The bottleneck is often not the optimizer
A lot of attention in RLHF naturally goes to the optimization stage: which reinforcement learning algorithm to use, how to control KL, how to stabilize updates, how to prevent collapse. These questions are important.
But in many practical settings, the decisive bottleneck lies earlier. It lies in how feedback is collected, represented, aggregated, and turned into a usable training signal.
If the reward model overfits, the downstream policy may optimize the wrong target. If the preference data is narrow, the resulting behavior may generalize poorly. If evaluative signals are inconsistent across contexts, the optimized model may appear aligned on benchmark prompts while failing on adjacent ones.
In that sense, RLHF systems are constrained not only by optimization quality, but by the epistemic quality of the feedback channel itself.
Human feedback is structured, not scalar
One reason the reward-optimization framing is too narrow is that human judgments often contain structure that a scalar score cannot fully preserve.
For example, a human may prefer one response over another because it is more factual, more relevant, more cautious, or better calibrated to uncertainty. Those are different axes of evaluation. When they are collapsed too aggressively into a single signal, part of the useful structure disappears.
This is why reward modeling is not just a technical convenience. It is an attempt to approximate a latent evaluative process. The closer we get to modeling that process faithfully, the more reliable the downstream policy updates can become.
Better reward models do not automatically imply better behavior
This is also why I think one of the most interesting lessons in RLHF is that stronger reward-model metrics do not always translate into stronger language-model performance. A reward model can become more accurate with respect to a given dataset while simultaneously becoming less useful as a training signal.
That can happen when the model becomes too narrow, too brittle, or too eager to exploit idiosyncratic patterns in the supervision source. In such cases, "better reward modeling" in the local metric sense may actually weaken the downstream learning dynamics.

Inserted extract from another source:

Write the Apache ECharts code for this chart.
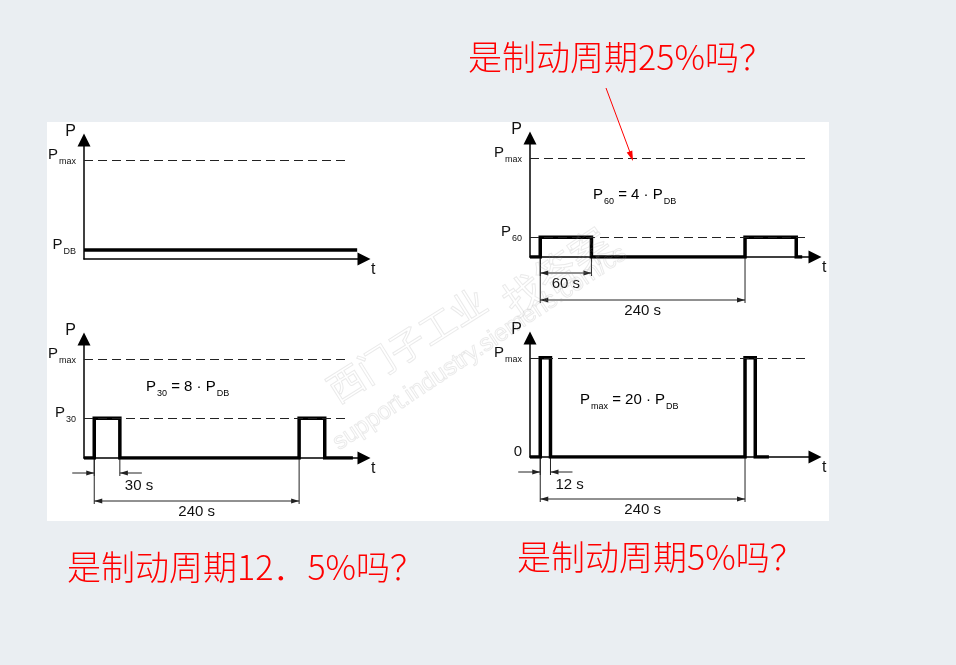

This is a reminder that the purpose of feedback modeling is not merely to win on reward-model benchmarks. The purpose is to provide learning signals that lead to better agent behavior.
A more useful perspective
If we treat RLHF as feedback modeling, several priorities become clearer:
- We should care more about how feedback varies across context.
- We should evaluate whether reward signals generalize, not just whether they fit held-out comparisons.
- We should treat uncertainty, disagreement, and missing information as first-class phenomena rather than nuisances to smooth away.
- We should design training pipelines that remain robust even when feedback is imperfect.
This perspective is demanding, but it is closer to the real problem. Human feedback is valuable precisely because it carries nuanced evaluative information. The challenge is that this information is difficult to formalize cleanly.
Takeaway
RLHF is not simply a story about finding the right objective and then optimizing it well. It is a story about learning from feedback that is informative but imperfect, structured but incomplete, useful but never final.
That is why I find it more productive to think of RLHF as feedback modeling first and optimization second. Once that order is clear, many design decisions in the pipeline start to look different.